People have the apple vs. pumpkin debate in the fall... and I just don't get it. Apple and pumpkin are the two greatest flavors of the season, and I will never choose between them! Pumpkin spice lattes are basically a necessity for a 20-something girl in the northeast US like myself. But, I'm not trying to spend $7 every time I want one, and news flash - the PSL syrup at Starbucks contains milk.
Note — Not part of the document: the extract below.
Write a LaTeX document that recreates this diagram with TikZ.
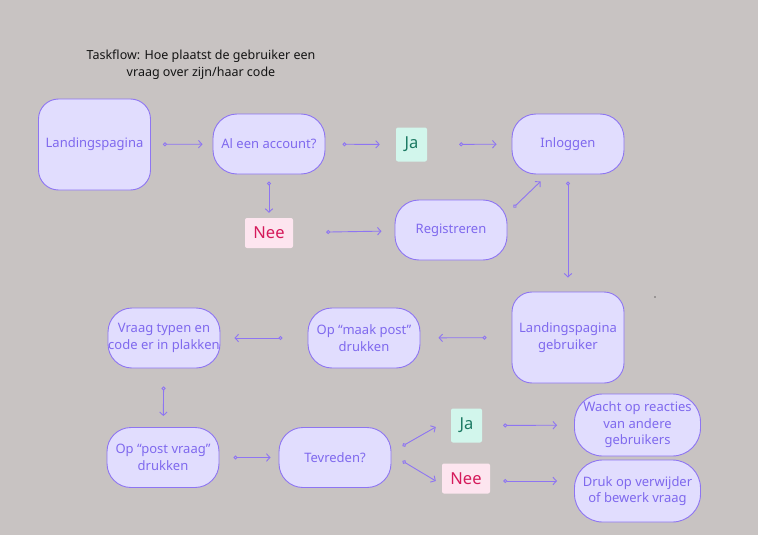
\documentclass[tikz,border=0pt]{standalone}
\usepackage{fontspec}
\setmainfont{Noto Sans}
\usepackage{xcolor}
\usetikzlibrary{arrows.meta}
\usetikzlibrary{positioning}
\definecolor{bgGrey}{HTML}{C8C3C2}
\definecolor{boxFill}{HTML}{E1DDFE}
\definecolor{boxLine}{HTML}{8E75F2}
\definecolor{boxText}{HTML}{7F69EE}
\definecolor{jaFill}{HTML}{D2F6EC}
\definecolor{jaText}{HTML}{1C7A63}
\definecolor{neeFill}{HTML}{FDE5EF}
\definecolor{neeText}{HTML}{D51A5B}

\begin{document}
\begin{tikzpicture}[x=1pt,y=-1pt]
  % Define styles for steps and answers
  \tikzset{
    stepbox/.style={
      draw=boxLine,
      fill=boxFill,
      text=boxText,
      rounded corners=24pt,
      minimum width=112pt,
      minimum height=60pt,
      inner sep=0pt,
      align=center,
      line width=0.9pt,
      font=\fontsize{13}{16.5}\selectfont
    },
    tallbox/.style={
      stepbox,
      rounded corners=20pt,
      minimum height=91pt
    },
    wide/.style={
      stepbox,
      rounded corners=28pt,
      minimum width=126pt,
      minimum height=62pt
    },
    jabox/.style={
      fill=jaFill,
      text=jaText,
      rounded corners=2pt,
      minimum width=31pt,
      minimum height=34pt,
      inner sep=0pt,
      font=\fontsize{16.5}{18}\selectfont
    },
    neebox/.style={
      fill=neeFill,
      text=neeText,
      rounded corners=2pt,
      minimum width=48pt,
      minimum height=30pt,
      inner sep=0pt,
      font=\fontsize{16.5}{18}\selectfont
    },
    flow/.style={
      draw=boxLine,
      line width=0.9pt,
      {Circle[open,length=4pt,width=4pt]}-{Straight Barb[length=3.5pt,width=7.5pt]}
    }
  }

  % Background
  \fill[bgGrey] (0,0) rectangle (758,535);
  \useasboundingbox (0,0) rectangle (758,535);

  % Title
  \node[align=center, text=black!92, font=\fontsize{12.5}{17}\selectfont] (title) at (201,64.5)
    {Taskflow: Hoe plaatst de gebruiker een\\vraag over zijn/haar code};

  % Create the steps
  \node[tallbox] (land) at (94.5,144.5) {Landingspagina};
  \node[stepbox] (acc) at (269,144) {Al een account?};
  \node[jabox] (ja1) at (411.5,144.5) {Ja};
  \node[stepbox] (login) at (568,144) {Inloggen};
  \node[neebox] (nee1) at (269,233) {Nee};
  \node[stepbox] (reg) at (451,230) {Registreren};
  \node[tallbox] (landg) at (568,337.5) {Landingspagina\\gebruiker};
  \node[stepbox] (post) at (364,338) {Op “maak post”\\drukken};
  \node[stepbox] (vraag) at (164,338) {Vraag typen en\\code er in plakken};
  \node[stepbox] (postv) at (163,457.5) {Op “post vraag”\\drukken};
  \node[stepbox] (tev) at (335,457.5) {Tevreden?};
  \node[jabox] (ja2) at (466.5,425.5) {Ja};
  \node[neebox] (nee2) at (466,478.5) {Nee};
  \node[wide] (wacht) at (637.5,425) {Wacht op reacties\\van andere\\gebruikers};
  \node[wide] (druk) at (637.5,491) {Druk op verwijder\\of bewerk vraag};

  % Draw the straight connectors
  \foreach \a/\b/\s/\e in {land/acc/12/10, acc/ja1/17/16, ja1/login/32/15,
      acc/nee1/7/5, nee1/reg/33/13, login/landg/7/14, landg/post/25/18,
      post/vraag/25/14, vraag/postv/18/11, postv/tev/14/8, ja2/wacht/21/17} {
    \draw[flow, shorten <=\s pt, shorten >=\e pt] (\a) -- (\b);
  }

  % Draw the slanted connectors
  \draw[flow] ([xshift=6pt,yshift=-8pt]reg.north east) -- ([xshift=29pt,yshift=-7pt]login.south west);
  \draw[flow] ([xshift=11pt,yshift=11.5pt]tev.east) -- ([xshift=-15pt,yshift=-1.5pt]ja2.west);
  \draw[flow] ([xshift=11pt,yshift=-3.5pt]tev.east) -- ([xshift=-6pt,yshift=-2.5pt]nee2.west);
  \draw[flow, shorten <=13pt, shorten >=17pt] ([yshift=-2.5pt]nee2.east) -- ([yshift=-2.5pt]nee2.east -| druk.west);

  % Stray dot
  \fill[black] (655,297) circle (0.6pt);
\end{tikzpicture}
\end{document}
Why?! There are some fun boutique coffee shops that do their own spins, but I'd rather make my own.


The best part is that I don't have to reserve it for pumpkin spice lattes... a squirt of this pumpkin spice syrup in your drip coffee or cold brew will have you feeling festive even if it isn't a special occasion.


Ingredients (makes about 3/4 cup of syrup):

2 tbsp canned pumpkin (not pumpkin pie filling - unsweetened pumpkin)

1/3 tsp pumpkin pie spice (or a mix of cinnamon, nutmeg, clove, and ginger)

1/2 cup water

1/2 cup sugar

  1. Add the pumpkin, water, and and pumpkin pie spice to a blender and blend on high briefly to make a beautiful orange liquid.

  2. Add the blended mixture to a small saucepan with the 1/2 cup sugar. Bring the mixture to a boil, then reduce to a simmer. Simmer uncovered for 10-12 minutes, stirring occasionally. It should thicken to a thin syrup consistency. It will thicken more upon cooling.

  3. Pour the syrup into your container of choice. I put mine into a 1 cup mason jar and added a pump lid for easy dispensing into my coffee, but you can store it in a jar and use a spoon as well.

Add as much of the syrup as you like to your latte, coffee, cold brew, or more. It would be delicious over vanilla ice cream or pancakes!